▸ **WHAT THE EXERCISE ASKS**:
Repeat the listing that follows, character for character, minus the pictures.

▸ **DATA SECTION**:
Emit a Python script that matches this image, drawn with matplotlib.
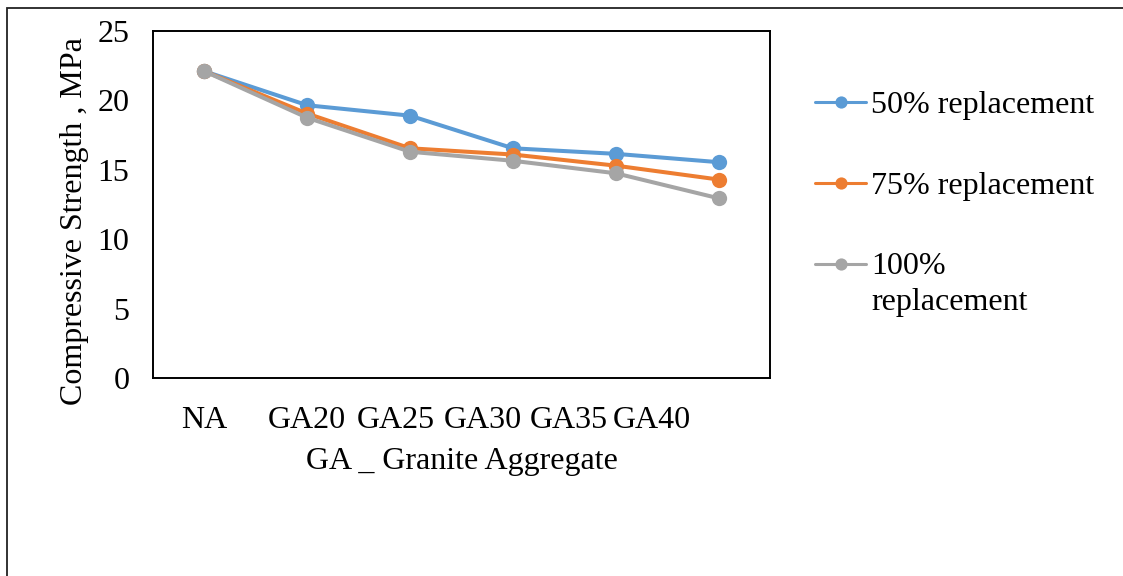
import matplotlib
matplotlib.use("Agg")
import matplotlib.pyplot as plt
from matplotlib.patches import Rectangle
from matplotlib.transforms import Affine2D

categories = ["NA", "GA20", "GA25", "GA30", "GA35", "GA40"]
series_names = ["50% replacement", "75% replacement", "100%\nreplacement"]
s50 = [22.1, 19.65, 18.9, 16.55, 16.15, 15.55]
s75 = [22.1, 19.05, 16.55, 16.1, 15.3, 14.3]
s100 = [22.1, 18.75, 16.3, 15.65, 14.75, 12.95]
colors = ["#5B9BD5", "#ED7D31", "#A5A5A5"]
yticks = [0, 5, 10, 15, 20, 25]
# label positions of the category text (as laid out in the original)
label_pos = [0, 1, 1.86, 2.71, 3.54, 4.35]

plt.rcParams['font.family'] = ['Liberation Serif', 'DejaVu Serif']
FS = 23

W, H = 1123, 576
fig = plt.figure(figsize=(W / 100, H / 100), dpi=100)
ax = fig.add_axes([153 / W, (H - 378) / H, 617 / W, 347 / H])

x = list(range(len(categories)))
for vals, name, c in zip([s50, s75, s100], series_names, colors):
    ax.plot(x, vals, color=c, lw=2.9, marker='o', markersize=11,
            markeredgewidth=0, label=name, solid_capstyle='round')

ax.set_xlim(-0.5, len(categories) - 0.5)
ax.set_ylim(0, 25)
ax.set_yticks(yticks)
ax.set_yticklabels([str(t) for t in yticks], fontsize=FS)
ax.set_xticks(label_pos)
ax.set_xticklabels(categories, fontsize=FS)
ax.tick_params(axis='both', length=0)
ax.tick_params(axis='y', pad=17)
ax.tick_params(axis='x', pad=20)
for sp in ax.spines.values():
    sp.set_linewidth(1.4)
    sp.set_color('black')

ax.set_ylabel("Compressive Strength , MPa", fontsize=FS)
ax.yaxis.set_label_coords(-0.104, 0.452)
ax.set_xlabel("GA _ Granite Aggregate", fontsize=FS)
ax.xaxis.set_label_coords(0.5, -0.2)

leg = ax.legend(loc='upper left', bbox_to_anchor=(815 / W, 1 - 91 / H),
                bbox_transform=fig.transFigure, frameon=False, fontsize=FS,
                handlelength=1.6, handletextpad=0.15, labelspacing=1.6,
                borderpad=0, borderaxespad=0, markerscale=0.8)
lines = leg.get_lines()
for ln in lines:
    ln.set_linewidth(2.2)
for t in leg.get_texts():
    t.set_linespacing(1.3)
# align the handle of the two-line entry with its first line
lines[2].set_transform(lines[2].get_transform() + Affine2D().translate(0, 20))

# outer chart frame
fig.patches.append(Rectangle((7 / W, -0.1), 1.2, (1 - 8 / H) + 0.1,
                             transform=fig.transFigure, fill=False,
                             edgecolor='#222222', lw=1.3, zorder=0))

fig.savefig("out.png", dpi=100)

▸ **OUTPUT**:
Emit a Python script that matches this image, drawn with matplotlib.
import matplotlib
matplotlib.use("Agg")
import matplotlib.pyplot as plt
from matplotlib.patches import Rectangle
from matplotlib.transforms import Affine2D

categories = ["NA", "GA20", "GA25", "GA30", "GA35", "GA40"]
series_names = ["50% replacement", "75% replacement", "100%\nreplacement"]
s50 = [22.1, 19.65, 18.9, 16.55, 16.15, 15.55]
s75 = [22.1, 19.05, 16.55, 16.1, 15.3, 14.3]
s100 = [22.1, 18.75, 16.3, 15.65, 14.75, 12.95]
colors = ["#5B9BD5", "#ED7D31", "#A5A5A5"]
yticks = [0, 5, 10, 15, 20, 25]
# label positions of the category text (as laid out in the original)
label_pos = [0, 1, 1.86, 2.71, 3.54, 4.35]

plt.rcParams['font.family'] = ['Liberation Serif', 'DejaVu Serif']
FS = 23

W, H = 1123, 576
fig = plt.figure(figsize=(W / 100, H / 100), dpi=100)
ax = fig.add_axes([153 / W, (H - 378) / H, 617 / W, 347 / H])

x = list(range(len(categories)))
for vals, name, c in zip([s50, s75, s100], series_names, colors):
    ax.plot(x, vals, color=c, lw=2.9, marker='o', markersize=11,
            markeredgewidth=0, label=name, solid_capstyle='round')

ax.set_xlim(-0.5, len(categories) - 0.5)
ax.set_ylim(0, 25)
ax.set_yticks(yticks)
ax.set_yticklabels([str(t) for t in yticks], fontsize=FS)
ax.set_xticks(label_pos)
ax.set_xticklabels(categories, fontsize=FS)
ax.tick_params(axis='both', length=0)
ax.tick_params(axis='y', pad=17)
ax.tick_params(axis='x', pad=20)
for sp in ax.spines.values():
    sp.set_linewidth(1.4)
    sp.set_color('black')

ax.set_ylabel("Compressive Strength , MPa", fontsize=FS)
ax.yaxis.set_label_coords(-0.104, 0.452)
ax.set_xlabel("GA _ Granite Aggregate", fontsize=FS)
ax.xaxis.set_label_coords(0.5, -0.2)

leg = ax.legend(loc='upper left', bbox_to_anchor=(815 / W, 1 - 91 / H),
                bbox_transform=fig.transFigure, frameon=False, fontsize=FS,
                handlelength=1.6, handletextpad=0.15, labelspacing=1.6,
                borderpad=0, borderaxespad=0, markerscale=0.8)
lines = leg.get_lines()
for ln in lines:
    ln.set_linewidth(2.2)
for t in leg.get_texts():
    t.set_linespacing(1.3)
# align the handle of the two-line entry with its first line
lines[2].set_transform(lines[2].get_transform() + Affine2D().translate(0, 20))

# outer chart frame
fig.patches.append(Rectangle((7 / W, -0.1), 1.2, (1 - 8 / H) + 0.1,
                             transform=fig.transFigure, fill=False,
                             edgecolor='#222222', lw=1.3, zorder=0))

fig.savefig("out.png", dpi=100)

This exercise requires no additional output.